--- BEGIN RECORDS ---
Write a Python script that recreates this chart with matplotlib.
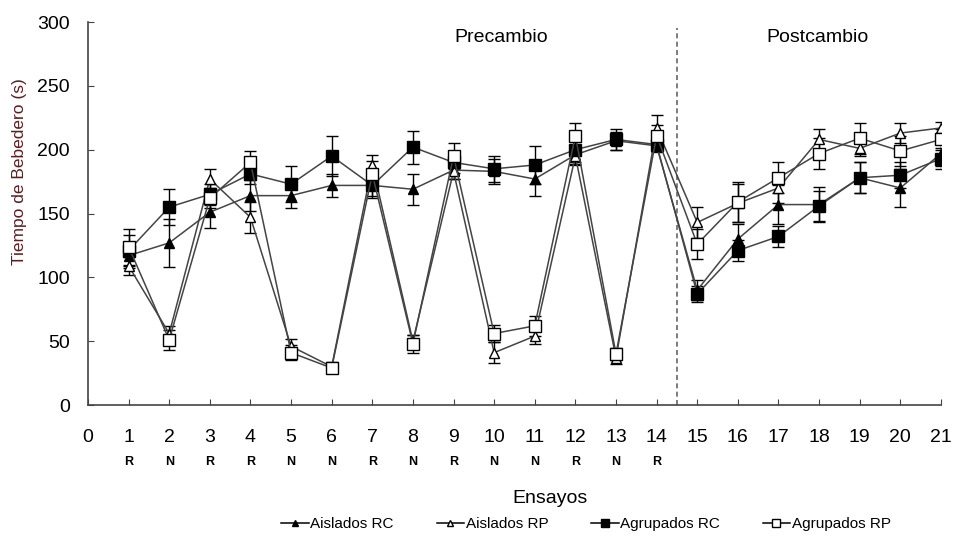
--- END RECORDS ---
--- BEGIN RECORDS ---
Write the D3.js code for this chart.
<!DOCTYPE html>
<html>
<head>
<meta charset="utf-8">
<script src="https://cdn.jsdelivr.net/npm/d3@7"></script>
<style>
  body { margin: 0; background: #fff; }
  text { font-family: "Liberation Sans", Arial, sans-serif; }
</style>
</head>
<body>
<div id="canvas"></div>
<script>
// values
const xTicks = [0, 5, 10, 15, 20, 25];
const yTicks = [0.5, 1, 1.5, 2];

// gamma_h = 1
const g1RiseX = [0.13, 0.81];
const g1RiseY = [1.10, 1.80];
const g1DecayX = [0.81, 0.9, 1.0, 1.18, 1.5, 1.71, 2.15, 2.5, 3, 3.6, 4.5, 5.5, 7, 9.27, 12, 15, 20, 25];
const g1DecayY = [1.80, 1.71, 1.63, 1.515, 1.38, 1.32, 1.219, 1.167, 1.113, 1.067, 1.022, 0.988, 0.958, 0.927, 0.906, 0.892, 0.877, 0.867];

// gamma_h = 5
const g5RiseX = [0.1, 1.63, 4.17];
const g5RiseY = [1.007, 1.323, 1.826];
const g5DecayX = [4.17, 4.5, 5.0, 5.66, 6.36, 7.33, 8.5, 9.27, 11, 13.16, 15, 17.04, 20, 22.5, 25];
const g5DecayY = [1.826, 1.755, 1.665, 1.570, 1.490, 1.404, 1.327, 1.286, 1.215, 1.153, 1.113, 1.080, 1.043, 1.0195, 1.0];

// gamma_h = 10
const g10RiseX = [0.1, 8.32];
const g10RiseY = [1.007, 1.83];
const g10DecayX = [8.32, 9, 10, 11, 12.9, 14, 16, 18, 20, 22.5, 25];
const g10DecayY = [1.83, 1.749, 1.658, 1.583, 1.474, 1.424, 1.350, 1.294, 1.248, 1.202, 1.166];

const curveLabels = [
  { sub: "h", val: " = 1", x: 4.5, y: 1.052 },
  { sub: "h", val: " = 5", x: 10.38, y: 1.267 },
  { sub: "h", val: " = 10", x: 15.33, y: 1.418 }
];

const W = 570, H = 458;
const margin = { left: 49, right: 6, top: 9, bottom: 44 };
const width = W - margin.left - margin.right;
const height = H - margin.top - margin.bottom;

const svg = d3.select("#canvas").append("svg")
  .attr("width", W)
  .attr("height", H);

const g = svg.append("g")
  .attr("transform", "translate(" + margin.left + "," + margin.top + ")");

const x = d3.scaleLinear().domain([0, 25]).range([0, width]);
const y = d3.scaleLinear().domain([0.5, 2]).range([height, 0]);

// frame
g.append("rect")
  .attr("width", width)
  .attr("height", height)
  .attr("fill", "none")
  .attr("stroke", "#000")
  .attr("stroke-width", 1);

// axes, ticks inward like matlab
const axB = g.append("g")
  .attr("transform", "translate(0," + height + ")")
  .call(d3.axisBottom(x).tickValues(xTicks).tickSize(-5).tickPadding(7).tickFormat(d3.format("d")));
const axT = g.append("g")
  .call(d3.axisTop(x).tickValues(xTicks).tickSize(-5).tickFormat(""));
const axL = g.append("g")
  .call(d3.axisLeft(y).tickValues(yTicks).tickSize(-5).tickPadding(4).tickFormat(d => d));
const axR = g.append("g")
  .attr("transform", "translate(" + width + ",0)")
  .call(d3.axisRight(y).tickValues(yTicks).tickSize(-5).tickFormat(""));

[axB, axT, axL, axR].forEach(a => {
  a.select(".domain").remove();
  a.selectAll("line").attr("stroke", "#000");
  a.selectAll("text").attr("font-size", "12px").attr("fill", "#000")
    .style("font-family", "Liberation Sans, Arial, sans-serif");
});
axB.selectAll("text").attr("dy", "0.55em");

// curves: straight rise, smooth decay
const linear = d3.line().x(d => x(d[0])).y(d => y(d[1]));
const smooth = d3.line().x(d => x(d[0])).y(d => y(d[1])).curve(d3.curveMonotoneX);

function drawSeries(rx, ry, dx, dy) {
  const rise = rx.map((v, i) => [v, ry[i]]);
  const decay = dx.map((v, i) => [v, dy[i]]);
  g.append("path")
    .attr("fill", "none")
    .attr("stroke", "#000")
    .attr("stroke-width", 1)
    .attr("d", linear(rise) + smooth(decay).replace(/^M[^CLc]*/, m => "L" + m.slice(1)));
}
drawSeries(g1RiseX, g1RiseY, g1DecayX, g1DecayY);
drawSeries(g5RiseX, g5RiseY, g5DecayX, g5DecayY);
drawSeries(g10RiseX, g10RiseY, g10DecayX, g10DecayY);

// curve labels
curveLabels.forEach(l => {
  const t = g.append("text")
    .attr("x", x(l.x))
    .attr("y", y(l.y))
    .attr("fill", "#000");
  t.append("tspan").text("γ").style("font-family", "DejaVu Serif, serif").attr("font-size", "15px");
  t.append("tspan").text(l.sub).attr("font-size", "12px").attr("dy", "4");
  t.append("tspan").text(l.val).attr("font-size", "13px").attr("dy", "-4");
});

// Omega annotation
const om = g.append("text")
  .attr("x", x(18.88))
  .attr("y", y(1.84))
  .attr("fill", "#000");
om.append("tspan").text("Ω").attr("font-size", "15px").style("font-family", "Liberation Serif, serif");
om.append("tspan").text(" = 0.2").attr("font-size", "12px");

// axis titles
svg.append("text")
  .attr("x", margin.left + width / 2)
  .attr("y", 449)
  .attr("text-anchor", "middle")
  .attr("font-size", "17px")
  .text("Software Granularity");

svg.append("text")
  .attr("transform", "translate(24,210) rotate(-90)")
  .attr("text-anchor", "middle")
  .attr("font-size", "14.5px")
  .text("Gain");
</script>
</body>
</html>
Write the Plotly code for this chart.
--- END RECORDS ---
--- BEGIN RECORDS ---
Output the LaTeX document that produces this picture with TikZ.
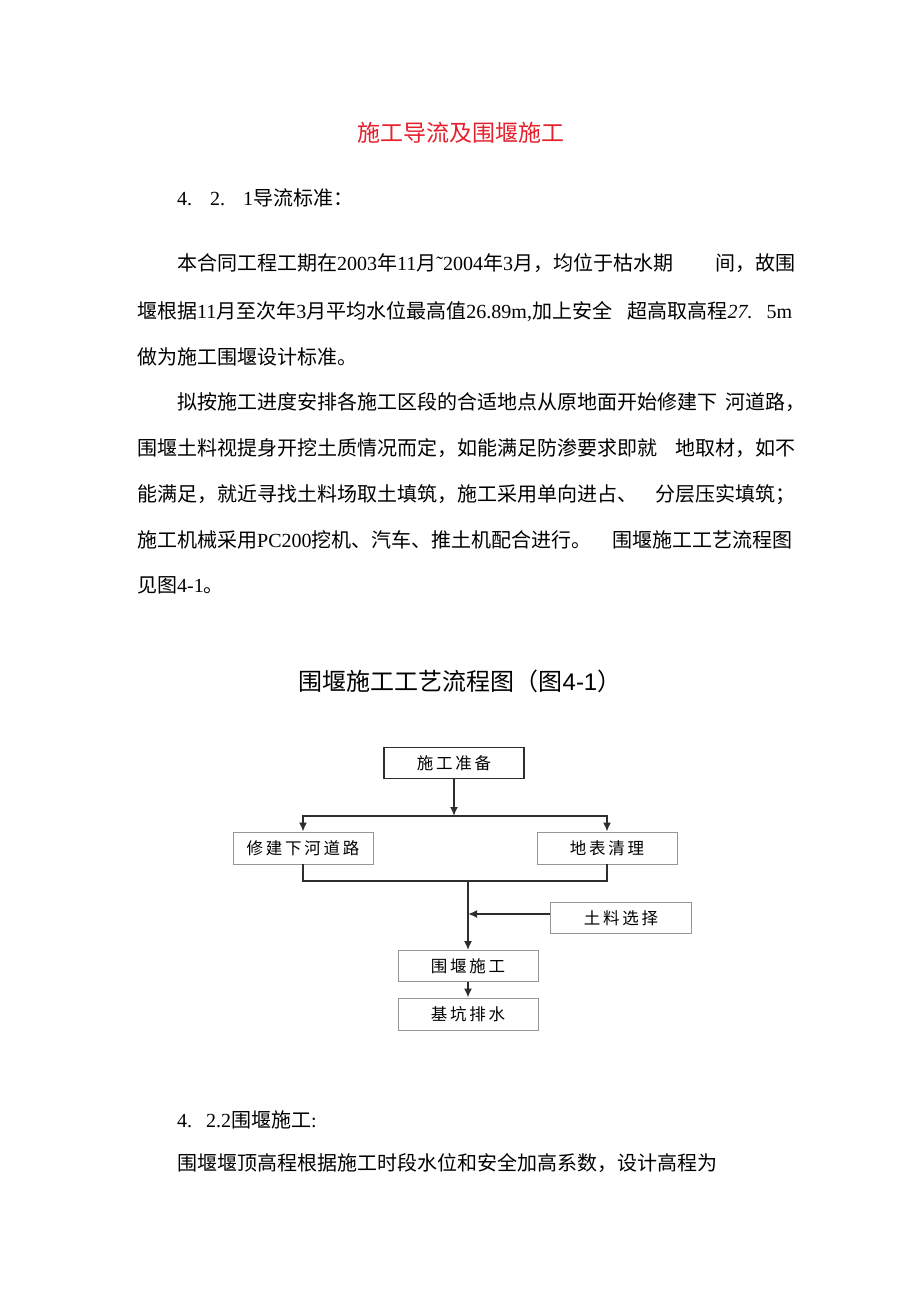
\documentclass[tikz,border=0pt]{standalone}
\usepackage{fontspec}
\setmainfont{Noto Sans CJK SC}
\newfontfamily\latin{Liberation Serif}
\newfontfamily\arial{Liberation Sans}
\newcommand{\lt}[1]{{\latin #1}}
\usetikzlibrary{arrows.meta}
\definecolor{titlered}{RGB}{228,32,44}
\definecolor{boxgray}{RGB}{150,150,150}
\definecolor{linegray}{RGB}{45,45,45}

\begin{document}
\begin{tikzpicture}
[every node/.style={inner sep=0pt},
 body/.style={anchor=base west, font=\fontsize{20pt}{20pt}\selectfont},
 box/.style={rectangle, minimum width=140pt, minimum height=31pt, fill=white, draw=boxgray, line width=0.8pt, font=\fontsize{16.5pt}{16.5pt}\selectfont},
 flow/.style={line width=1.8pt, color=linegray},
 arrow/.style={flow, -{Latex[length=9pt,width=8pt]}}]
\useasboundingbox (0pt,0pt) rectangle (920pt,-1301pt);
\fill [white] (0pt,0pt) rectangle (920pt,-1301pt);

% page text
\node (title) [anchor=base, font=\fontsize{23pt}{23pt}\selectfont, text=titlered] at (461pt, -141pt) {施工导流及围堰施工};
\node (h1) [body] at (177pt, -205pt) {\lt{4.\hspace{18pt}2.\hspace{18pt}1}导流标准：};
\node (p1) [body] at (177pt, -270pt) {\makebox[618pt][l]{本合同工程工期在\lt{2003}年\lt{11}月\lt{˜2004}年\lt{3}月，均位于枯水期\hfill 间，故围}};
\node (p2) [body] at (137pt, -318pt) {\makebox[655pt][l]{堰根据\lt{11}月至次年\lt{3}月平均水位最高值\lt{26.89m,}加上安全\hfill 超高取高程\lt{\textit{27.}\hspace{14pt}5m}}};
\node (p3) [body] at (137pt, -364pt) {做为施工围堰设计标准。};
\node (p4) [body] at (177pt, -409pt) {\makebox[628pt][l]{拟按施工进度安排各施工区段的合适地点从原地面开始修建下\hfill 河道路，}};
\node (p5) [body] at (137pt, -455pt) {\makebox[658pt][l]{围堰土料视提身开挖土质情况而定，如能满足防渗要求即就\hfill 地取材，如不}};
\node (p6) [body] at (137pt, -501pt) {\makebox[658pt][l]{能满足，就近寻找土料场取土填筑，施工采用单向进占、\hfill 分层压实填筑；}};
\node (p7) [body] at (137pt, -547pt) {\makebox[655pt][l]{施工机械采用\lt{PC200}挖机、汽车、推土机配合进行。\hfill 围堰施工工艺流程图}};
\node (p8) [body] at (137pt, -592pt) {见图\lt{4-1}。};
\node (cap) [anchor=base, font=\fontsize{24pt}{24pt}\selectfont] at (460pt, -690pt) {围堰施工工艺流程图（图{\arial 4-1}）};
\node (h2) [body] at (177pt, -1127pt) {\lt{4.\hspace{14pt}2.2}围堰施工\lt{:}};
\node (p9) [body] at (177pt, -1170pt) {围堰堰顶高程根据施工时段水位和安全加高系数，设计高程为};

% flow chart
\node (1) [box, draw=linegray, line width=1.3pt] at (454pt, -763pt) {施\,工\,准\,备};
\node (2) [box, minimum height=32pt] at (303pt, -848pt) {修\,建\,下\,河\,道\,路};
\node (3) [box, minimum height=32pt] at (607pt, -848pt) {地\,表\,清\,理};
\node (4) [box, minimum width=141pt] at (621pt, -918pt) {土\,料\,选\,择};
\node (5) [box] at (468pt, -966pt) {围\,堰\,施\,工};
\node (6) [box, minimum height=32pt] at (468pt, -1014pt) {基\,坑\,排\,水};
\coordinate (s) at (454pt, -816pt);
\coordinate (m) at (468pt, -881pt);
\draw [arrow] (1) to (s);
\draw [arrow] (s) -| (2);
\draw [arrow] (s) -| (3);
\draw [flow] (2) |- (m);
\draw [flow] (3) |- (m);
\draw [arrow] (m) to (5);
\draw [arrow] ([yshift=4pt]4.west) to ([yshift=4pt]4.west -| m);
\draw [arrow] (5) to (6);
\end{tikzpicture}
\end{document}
--- END RECORDS ---
Transcribe precisely the lines between the one that contains "Write the D3.js code for this chart." and the one that contains "const yTicks = [0.5, 1, 1.5, 2];", counting those two lines as part of the range.

• **RESULT OF THE EXERCISE**:
Write the D3.js code for this chart.
<!DOCTYPE html>
<html>
<head>
<meta charset="utf-8">
<script src="https://cdn.jsdelivr.net/npm/d3@7"></script>
<style>
  body { margin: 0; background: #fff; }
  text { font-family: "Liberation Sans", Arial, sans-serif; }
</style>
</head>
<body>
<div id="canvas"></div>
<script>
// values
const xTicks = [0, 5, 10, 15, 20, 25];
const yTicks = [0.5, 1, 1.5, 2];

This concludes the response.